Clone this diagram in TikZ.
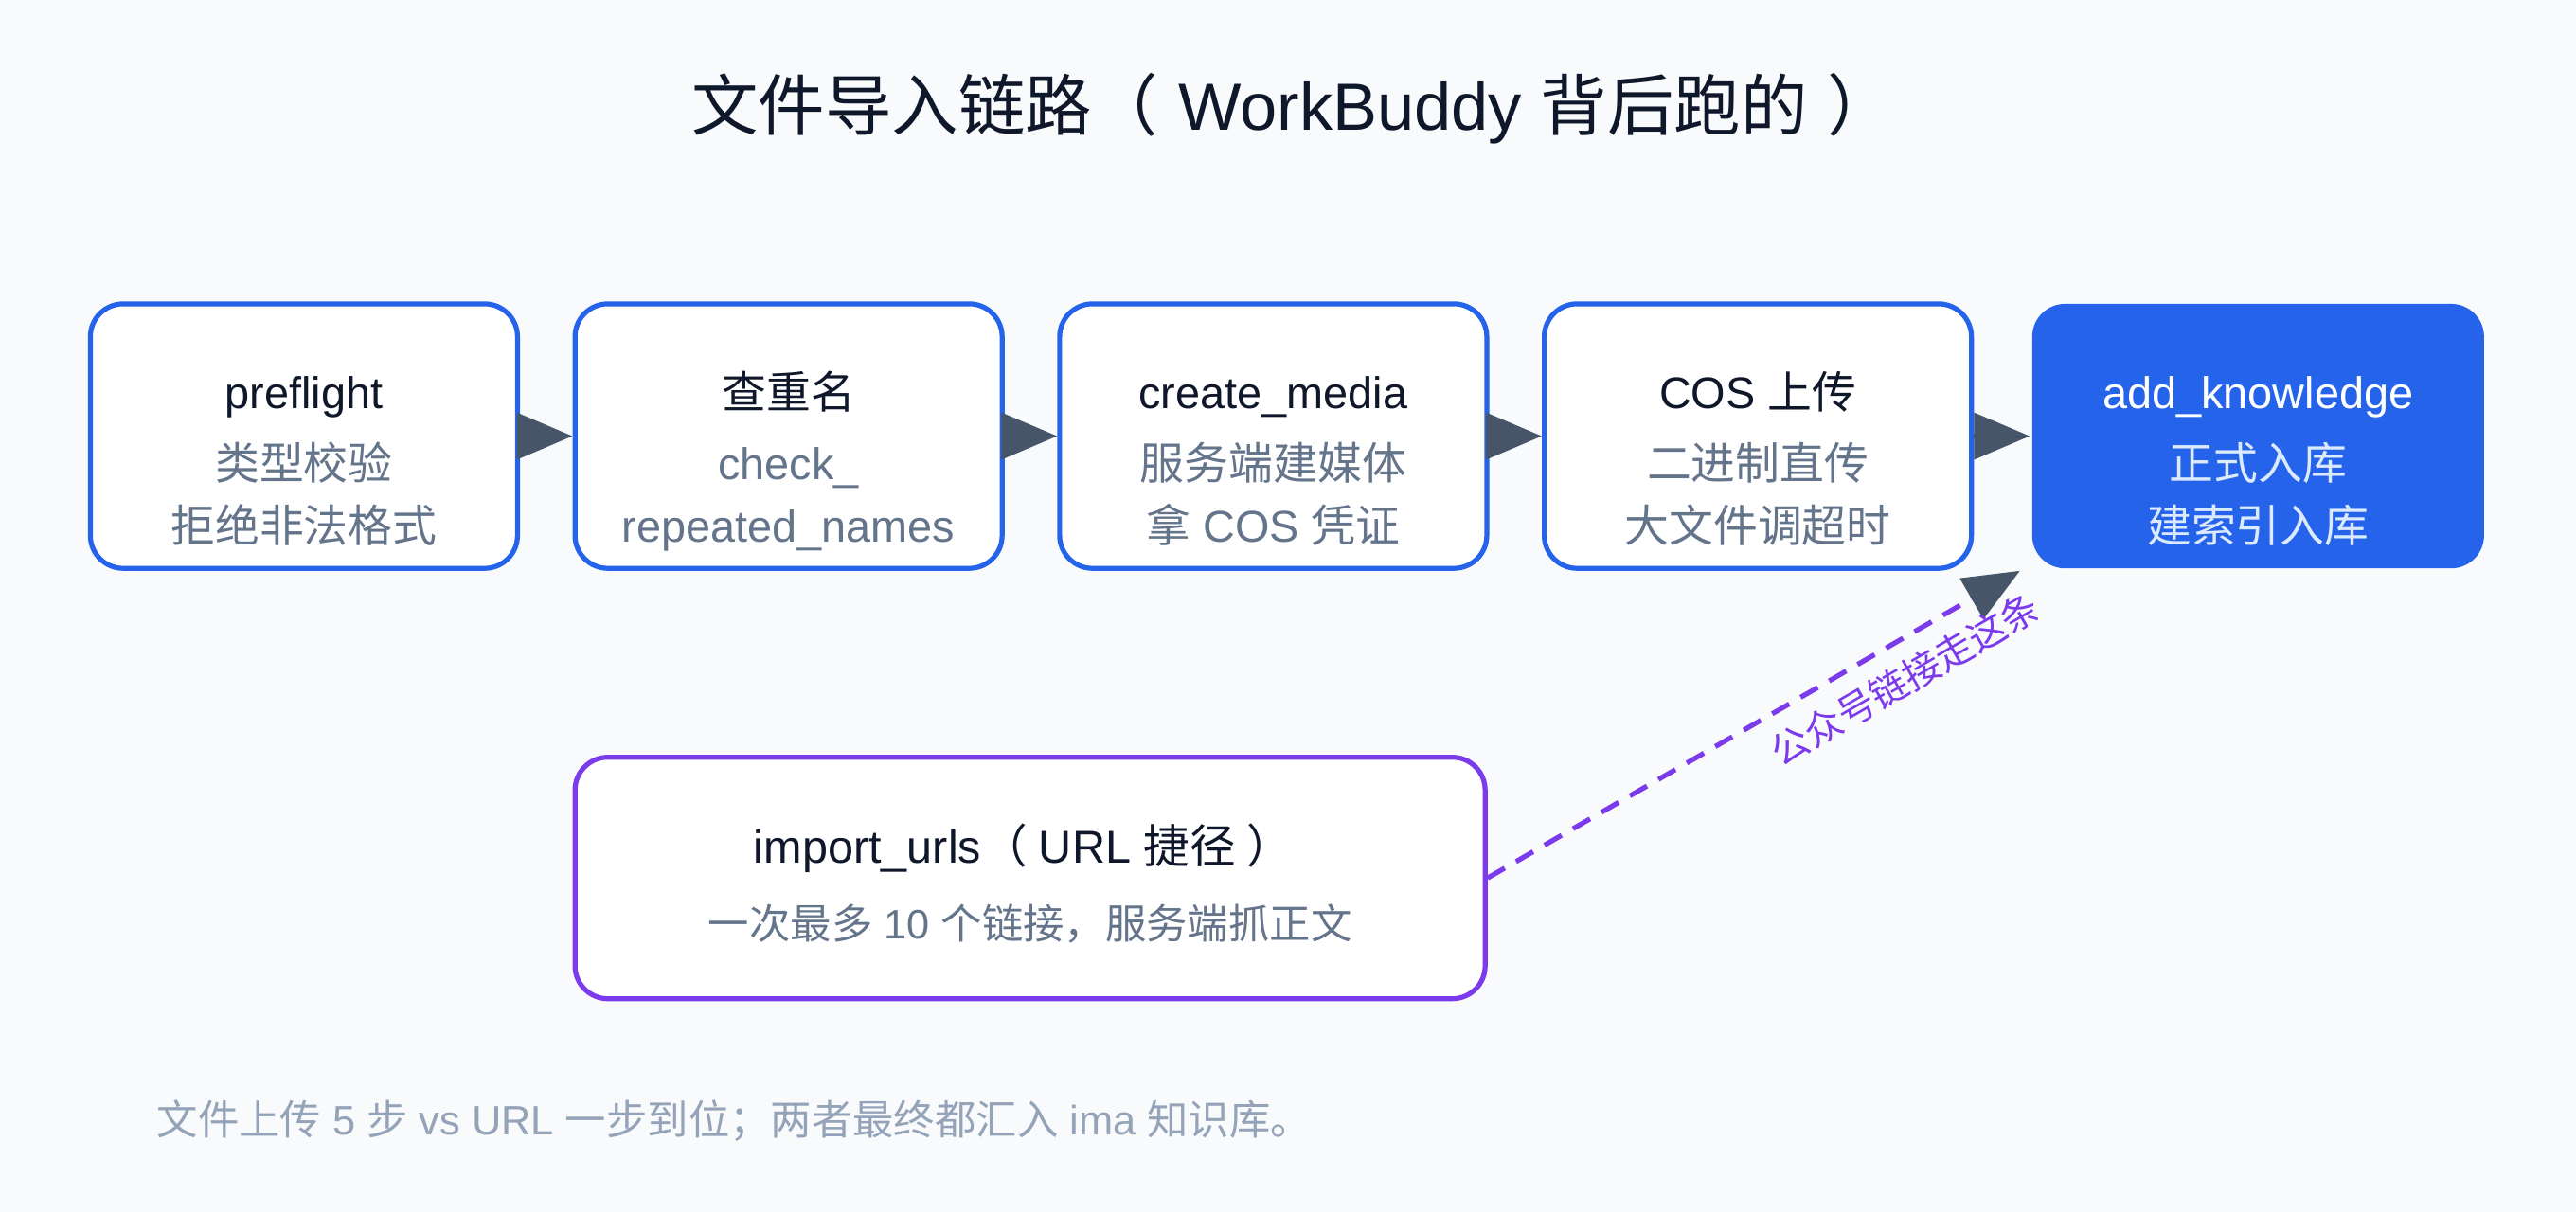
\documentclass[tikz,border=0pt]{standalone}
\usepackage{fontspec}
\setmainfont{Liberation Sans}
\newfontfamily\cjk{Noto Sans CJK SC}
\usetikzlibrary{arrows.meta}

\definecolor{paper}{HTML}{F8FAFC}
\definecolor{ink}{HTML}{0F172A}
\definecolor{muted}{HTML}{64748B}
\definecolor{faint}{HTML}{94A3B8}
\definecolor{stepblue}{HTML}{2563EB}
\definecolor{urlpurple}{HTML}{7C3AED}
\definecolor{slate}{HTML}{475569}
\definecolor{palesky}{HTML}{DBEAFE}

\begin{document}
\begin{tikzpicture}[x=0.5pt, y=-0.5pt, line width=1.5pt,
  stepbox/.style={draw=stepblue, fill=white, rounded corners=10pt, minimum width=130pt, minimum height=80.5pt, inner sep=0pt},
  boxtitle/.style={anchor=base, text=ink, inner sep=0pt, font=\fontsize{13.5}{16}\selectfont},
  boxtext/.style={anchor=base, text=muted, inner sep=0pt, font=\fontsize{13.5}{16}\selectfont},
  flow/.style={draw=slate, -{Triangle[length=17pt, width=14pt]}},
  urlflow/.style={draw=urlpurple, dash pattern=on 6pt off 4pt, -{Triangle[length=17pt, width=14pt, color=slate, fill=slate]}}]

\path[use as bounding box, fill=paper] (0,0) rectangle (1568,738);

\node[anchor=base, text=ink, font=\fontsize{20.3}{24}\selectfont] (title) at (787,79)
  {{\cjk 文件导入链路（}\hspace{0.3em}WorkBuddy {\cjk 背后跑的}\hspace{0.3em}{\cjk ）}};

% file upload steps
\node[stepbox] (pre) at (185,265.5) {};
\node[boxtitle] (pre-t) at (185,249) {preflight};
\node[boxtext] (pre-a) at (185,292) {\cjk 类型校验};
\node[boxtext] (pre-b) at (185,330) {\cjk 拒绝非法格式};

\node[stepbox] (dup) at (480,265.5) {};
\node[boxtitle] (dup-t) at (480,249) {\cjk 查重名};
\node[boxtext] (dup-a) at (480,292) {check\_};
\node[boxtext] (dup-b) at (480,330) {repeated\_names};

\node[stepbox] (media) at (775,265.5) {};
\node[boxtitle] (media-t) at (775,249) {create\_media};
\node[boxtext] (media-a) at (775,292) {\cjk 服务端建媒体};
\node[boxtext] (media-b) at (775,330) {{\cjk 拿} COS {\cjk 凭证}};

\node[stepbox] (cos) at (1070,265.5) {};
\node[boxtitle] (cos-t) at (1070,249) {COS {\cjk 上传}};
\node[boxtext] (cos-a) at (1070,292) {\cjk 二进制直传};
\node[boxtext] (cos-b) at (1070,330) {\cjk 大文件调超时};

\node[stepbox, draw=none, fill=stepblue, minimum width=137.5pt] (add) at (1374.5,265.5) {};
\node[boxtitle, text=white] (add-t) at (1374.5,249) {add\_knowledge};
\node[boxtext, text=palesky] (add-a) at (1374.5,292) {\cjk 正式入库};
\node[boxtext, text=palesky] (add-b) at (1374.5,330) {\cjk 建索引入库};

\draw[flow] (pre) -- (dup);
\draw[flow] (dup) -- (media);
\draw[flow] (media) -- (cos);
\draw[flow] (cos) -- (add);

% url shortcut
\node[stepbox, draw=urlpurple, minimum width=277pt, minimum height=73.5pt] (urls) at (627,534.5) {};
\node[boxtitle, font=\fontsize{14}{17}\selectfont] (urls-t) at (623,525.5)
  {import\_urls{\cjk （}\hspace{0.25em}URL {\cjk 捷径}\hspace{0.25em}{\cjk ）}};
\node[boxtext, font=\fontsize{12.5}{15}\selectfont] (urls-a) at (627,571.5)
  {{\cjk 一次最多} 10 {\cjk 个链接，服务端抓正文}};

\draw[urlflow] (urls.east) -- ([xshift=-3pt]add.south west)
  node[pos=0.75, sloped, below, inner sep=5pt, text=urlpurple, font=\fontsize{11.5}{14}\selectfont] (urltag)
  {\cjk 公众号链接走这条};

\node[anchor=base west, text=faint, inner sep=0pt, font=\fontsize{12.5}{15}\selectfont] (note) at (94,691)
  {{\cjk 文件上传} 5 {\cjk 步} vs URL {\cjk 一步到位；两者最终都汇入} ima {\cjk 知识库。}};

\end{tikzpicture}
\end{document}
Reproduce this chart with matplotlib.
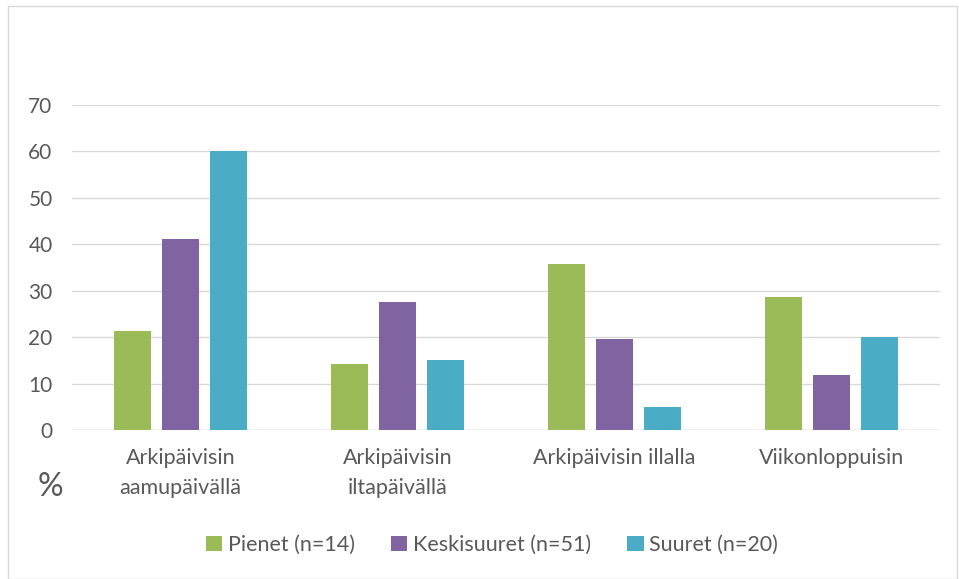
import matplotlib.pyplot as plt
import numpy as np
from matplotlib.patches import Rectangle

categories = ['Arkipäivisin\naamupäivällä', 'Arkipäivisin\niltapäivällä',
              'Arkipäivisin illalla', 'Viikonloppuisin']
series_names = ['Pienet (n=14)', 'Keskisuuret (n=51)', 'Suuret (n=20)']
pienet = [21.4, 14.3, 35.7, 28.6]
keskisuuret = [41.2, 27.5, 19.6, 11.8]
suuret = [60.0, 15.0, 5.0, 20.0]
yticks = [0, 10, 20, 30, 40, 50, 60, 70]

colors = ['#9BBB59', '#8064A2', '#4BACC6']
txt = '#595959'
plt.rcParams['font.family'] = ['Lato', 'DejaVu Sans']

fig = plt.figure(figsize=(9.59, 5.79), dpi=100)
ax = fig.add_axes([72/959, 1-430/579, 868/959, 325/579])

x = np.arange(len(categories))
w = 0.17
off = 0.222
for i, (vals, name) in enumerate(zip([pienet, keskisuuret, suuret], series_names)):
    ax.bar(x + (i-1)*off, vals, w, color=colors[i], label=name, zorder=3)

ax.set_xlim(-0.5, 3.5)
ax.set_ylim(0, 70)
ax.set_yticks(yticks)
ax.yaxis.grid(True, color='#D9D9D9', lw=1, zorder=0)
for s in ax.spines.values():
    s.set_visible(False)
ax.axhline(0, color='#D9D9D9', lw=1, zorder=2)
ax.tick_params(axis='both', length=0, labelsize=15, colors=txt)
ax.tick_params(axis='y', pad=14)
ax.tick_params(axis='x', pad=13)
ax.set_xticks(x)
ax.set_xticklabels(categories, fontsize=15.5, color=txt, linespacing=1.6)

fig.text(50/959, 1-487/579, '%', fontsize=23, color=txt, ha='center', va='center')

leg = fig.legend(loc='center', bbox_to_anchor=(492/959, 1-545/579), ncol=3,
                 frameon=False, fontsize=15.5, handlelength=0.75, handleheight=0.75,
                 columnspacing=1.7, handletextpad=0.25)
for t in leg.get_texts():
    t.set_color(txt)

fig.patches.append(Rectangle((8/959, 0), 1-10/959, 1-6/579, transform=fig.transFigure,
                             fill=False, edgecolor='#D9D9D9', lw=1))

fig.savefig('out.png', dpi=100)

==============================

**WORK TO BE COMPLETED:** Reproduce every record above exactly, omitting the pictures.

**THE SOLUTION:**
Clone this diagram in TikZ.
\documentclass[tikz,border=0pt]{standalone}
\usepackage{fontspec}
\setmainfont{Liberation Sans}
\newfontfamily\cjk{Noto Sans CJK SC}
\usetikzlibrary{arrows.meta}

\definecolor{paper}{HTML}{F8FAFC}
\definecolor{ink}{HTML}{0F172A}
\definecolor{muted}{HTML}{64748B}
\definecolor{faint}{HTML}{94A3B8}
\definecolor{stepblue}{HTML}{2563EB}
\definecolor{urlpurple}{HTML}{7C3AED}
\definecolor{slate}{HTML}{475569}
\definecolor{palesky}{HTML}{DBEAFE}

\begin{document}
\begin{tikzpicture}[x=0.5pt, y=-0.5pt, line width=1.5pt,
  stepbox/.style={draw=stepblue, fill=white, rounded corners=10pt, minimum width=130pt, minimum height=80.5pt, inner sep=0pt},
  boxtitle/.style={anchor=base, text=ink, inner sep=0pt, font=\fontsize{13.5}{16}\selectfont},
  boxtext/.style={anchor=base, text=muted, inner sep=0pt, font=\fontsize{13.5}{16}\selectfont},
  flow/.style={draw=slate, -{Triangle[length=17pt, width=14pt]}},
  urlflow/.style={draw=urlpurple, dash pattern=on 6pt off 4pt, -{Triangle[length=17pt, width=14pt, color=slate, fill=slate]}}]

\path[use as bounding box, fill=paper] (0,0) rectangle (1568,738);

\node[anchor=base, text=ink, font=\fontsize{20.3}{24}\selectfont] (title) at (787,79)
  {{\cjk 文件导入链路（}\hspace{0.3em}WorkBuddy {\cjk 背后跑的}\hspace{0.3em}{\cjk ）}};

% file upload steps
\node[stepbox] (pre) at (185,265.5) {};
\node[boxtitle] (pre-t) at (185,249) {preflight};
\node[boxtext] (pre-a) at (185,292) {\cjk 类型校验};
\node[boxtext] (pre-b) at (185,330) {\cjk 拒绝非法格式};

\node[stepbox] (dup) at (480,265.5) {};
\node[boxtitle] (dup-t) at (480,249) {\cjk 查重名};
\node[boxtext] (dup-a) at (480,292) {check\_};
\node[boxtext] (dup-b) at (480,330) {repeated\_names};

\node[stepbox] (media) at (775,265.5) {};
\node[boxtitle] (media-t) at (775,249) {create\_media};
\node[boxtext] (media-a) at (775,292) {\cjk 服务端建媒体};
\node[boxtext] (media-b) at (775,330) {{\cjk 拿} COS {\cjk 凭证}};

\node[stepbox] (cos) at (1070,265.5) {};
\node[boxtitle] (cos-t) at (1070,249) {COS {\cjk 上传}};
\node[boxtext] (cos-a) at (1070,292) {\cjk 二进制直传};
\node[boxtext] (cos-b) at (1070,330) {\cjk 大文件调超时};

\node[stepbox, draw=none, fill=stepblue, minimum width=137.5pt] (add) at (1374.5,265.5) {};
\node[boxtitle, text=white] (add-t) at (1374.5,249) {add\_knowledge};
\node[boxtext, text=palesky] (add-a) at (1374.5,292) {\cjk 正式入库};
\node[boxtext, text=palesky] (add-b) at (1374.5,330) {\cjk 建索引入库};

\draw[flow] (pre) -- (dup);
\draw[flow] (dup) -- (media);
\draw[flow] (media) -- (cos);
\draw[flow] (cos) -- (add);

% url shortcut
\node[stepbox, draw=urlpurple, minimum width=277pt, minimum height=73.5pt] (urls) at (627,534.5) {};
\node[boxtitle, font=\fontsize{14}{17}\selectfont] (urls-t) at (623,525.5)
  {import\_urls{\cjk （}\hspace{0.25em}URL {\cjk 捷径}\hspace{0.25em}{\cjk ）}};
\node[boxtext, font=\fontsize{12.5}{15}\selectfont] (urls-a) at (627,571.5)
  {{\cjk 一次最多} 10 {\cjk 个链接，服务端抓正文}};

\draw[urlflow] (urls.east) -- ([xshift=-3pt]add.south west)
  node[pos=0.75, sloped, below, inner sep=5pt, text=urlpurple, font=\fontsize{11.5}{14}\selectfont] (urltag)
  {\cjk 公众号链接走这条};

\node[anchor=base west, text=faint, inner sep=0pt, font=\fontsize{12.5}{15}\selectfont] (note) at (94,691)
  {{\cjk 文件上传} 5 {\cjk 步} vs URL {\cjk 一步到位；两者最终都汇入} ima {\cjk 知识库。}};

\end{tikzpicture}
\end{document}
Reproduce this chart with matplotlib.
import matplotlib.pyplot as plt
import numpy as np
from matplotlib.patches import Rectangle

categories = ['Arkipäivisin\naamupäivällä', 'Arkipäivisin\niltapäivällä',
              'Arkipäivisin illalla', 'Viikonloppuisin']
series_names = ['Pienet (n=14)', 'Keskisuuret (n=51)', 'Suuret (n=20)']
pienet = [21.4, 14.3, 35.7, 28.6]
keskisuuret = [41.2, 27.5, 19.6, 11.8]
suuret = [60.0, 15.0, 5.0, 20.0]
yticks = [0, 10, 20, 30, 40, 50, 60, 70]

colors = ['#9BBB59', '#8064A2', '#4BACC6']
txt = '#595959'
plt.rcParams['font.family'] = ['Lato', 'DejaVu Sans']

fig = plt.figure(figsize=(9.59, 5.79), dpi=100)
ax = fig.add_axes([72/959, 1-430/579, 868/959, 325/579])

x = np.arange(len(categories))
w = 0.17
off = 0.222
for i, (vals, name) in enumerate(zip([pienet, keskisuuret, suuret], series_names)):
    ax.bar(x + (i-1)*off, vals, w, color=colors[i], label=name, zorder=3)

ax.set_xlim(-0.5, 3.5)
ax.set_ylim(0, 70)
ax.set_yticks(yticks)
ax.yaxis.grid(True, color='#D9D9D9', lw=1, zorder=0)
for s in ax.spines.values():
    s.set_visible(False)
ax.axhline(0, color='#D9D9D9', lw=1, zorder=2)
ax.tick_params(axis='both', length=0, labelsize=15, colors=txt)
ax.tick_params(axis='y', pad=14)
ax.tick_params(axis='x', pad=13)
ax.set_xticks(x)
ax.set_xticklabels(categories, fontsize=15.5, color=txt, linespacing=1.6)

fig.text(50/959, 1-487/579, '%', fontsize=23, color=txt, ha='center', va='center')

leg = fig.legend(loc='center', bbox_to_anchor=(492/959, 1-545/579), ncol=3,
                 frameon=False, fontsize=15.5, handlelength=0.75, handleheight=0.75,
                 columnspacing=1.7, handletextpad=0.25)
for t in leg.get_texts():
    t.set_color(txt)

fig.patches.append(Rectangle((8/959, 0), 1-10/959, 1-6/579, transform=fig.transFigure,
                             fill=False, edgecolor='#D9D9D9', lw=1))

fig.savefig('out.png', dpi=100)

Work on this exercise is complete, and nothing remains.